■ **Objective**
Extract every line that contains the word "React".

[Begin]

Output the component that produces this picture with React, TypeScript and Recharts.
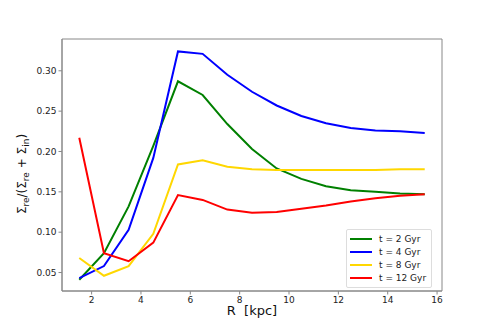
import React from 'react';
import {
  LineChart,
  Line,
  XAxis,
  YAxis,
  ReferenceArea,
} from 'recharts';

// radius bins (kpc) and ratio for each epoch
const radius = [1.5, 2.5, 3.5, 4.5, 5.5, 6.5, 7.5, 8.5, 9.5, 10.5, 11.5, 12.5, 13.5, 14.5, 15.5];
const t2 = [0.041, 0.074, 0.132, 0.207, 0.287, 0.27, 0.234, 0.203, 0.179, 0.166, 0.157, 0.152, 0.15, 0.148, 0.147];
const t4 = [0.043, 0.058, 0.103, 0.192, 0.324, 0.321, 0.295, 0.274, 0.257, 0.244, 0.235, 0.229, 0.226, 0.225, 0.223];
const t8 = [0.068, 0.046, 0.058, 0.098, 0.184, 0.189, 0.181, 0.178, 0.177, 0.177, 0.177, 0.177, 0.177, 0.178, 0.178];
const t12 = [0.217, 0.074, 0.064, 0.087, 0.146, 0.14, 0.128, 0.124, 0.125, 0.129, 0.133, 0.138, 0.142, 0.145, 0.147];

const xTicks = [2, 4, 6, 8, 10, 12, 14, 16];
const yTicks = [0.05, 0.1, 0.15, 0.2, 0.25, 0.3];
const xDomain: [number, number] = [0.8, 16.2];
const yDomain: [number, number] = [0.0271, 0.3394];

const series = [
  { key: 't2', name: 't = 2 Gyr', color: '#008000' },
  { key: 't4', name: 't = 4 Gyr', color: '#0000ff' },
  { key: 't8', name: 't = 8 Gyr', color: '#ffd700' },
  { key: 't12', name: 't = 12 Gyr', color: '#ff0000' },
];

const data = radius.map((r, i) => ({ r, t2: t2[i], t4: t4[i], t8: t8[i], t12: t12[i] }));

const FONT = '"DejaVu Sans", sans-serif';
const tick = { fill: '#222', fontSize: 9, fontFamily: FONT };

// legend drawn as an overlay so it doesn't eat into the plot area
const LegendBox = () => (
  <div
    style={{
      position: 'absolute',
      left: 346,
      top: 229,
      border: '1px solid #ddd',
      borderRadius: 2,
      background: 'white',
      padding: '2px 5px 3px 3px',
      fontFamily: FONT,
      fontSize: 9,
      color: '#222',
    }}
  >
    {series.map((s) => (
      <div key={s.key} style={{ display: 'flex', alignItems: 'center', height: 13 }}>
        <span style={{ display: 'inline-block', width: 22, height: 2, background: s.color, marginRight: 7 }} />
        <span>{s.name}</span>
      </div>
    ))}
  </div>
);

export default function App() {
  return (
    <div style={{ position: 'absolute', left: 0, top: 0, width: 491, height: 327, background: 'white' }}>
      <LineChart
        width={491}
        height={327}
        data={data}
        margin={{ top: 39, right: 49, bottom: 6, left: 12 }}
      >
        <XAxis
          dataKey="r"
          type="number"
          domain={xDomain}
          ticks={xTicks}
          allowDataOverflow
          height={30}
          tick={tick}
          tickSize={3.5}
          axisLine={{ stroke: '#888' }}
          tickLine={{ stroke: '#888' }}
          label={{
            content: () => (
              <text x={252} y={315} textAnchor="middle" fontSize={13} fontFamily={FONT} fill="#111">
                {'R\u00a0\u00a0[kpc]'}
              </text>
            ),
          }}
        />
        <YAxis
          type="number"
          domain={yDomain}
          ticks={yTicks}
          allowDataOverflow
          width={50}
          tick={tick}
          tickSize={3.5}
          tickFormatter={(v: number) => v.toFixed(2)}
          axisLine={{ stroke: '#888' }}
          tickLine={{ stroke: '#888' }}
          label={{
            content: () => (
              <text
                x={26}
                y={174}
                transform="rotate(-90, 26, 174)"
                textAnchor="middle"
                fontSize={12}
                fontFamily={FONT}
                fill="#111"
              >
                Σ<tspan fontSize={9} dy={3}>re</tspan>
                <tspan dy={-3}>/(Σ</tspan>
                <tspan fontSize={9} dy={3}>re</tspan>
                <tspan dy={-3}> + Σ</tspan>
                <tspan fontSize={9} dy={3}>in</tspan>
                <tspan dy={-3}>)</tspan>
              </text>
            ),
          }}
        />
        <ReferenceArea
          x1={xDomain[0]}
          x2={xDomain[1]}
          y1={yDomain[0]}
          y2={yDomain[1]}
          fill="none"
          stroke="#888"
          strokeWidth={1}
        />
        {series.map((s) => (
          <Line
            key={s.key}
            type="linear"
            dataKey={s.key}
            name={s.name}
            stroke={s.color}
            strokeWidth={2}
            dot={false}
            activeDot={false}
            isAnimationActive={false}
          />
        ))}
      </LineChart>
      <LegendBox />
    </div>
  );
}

[End]

■ **Final result**
Output the component that produces this picture with React, TypeScript and Recharts.
import React from 'react';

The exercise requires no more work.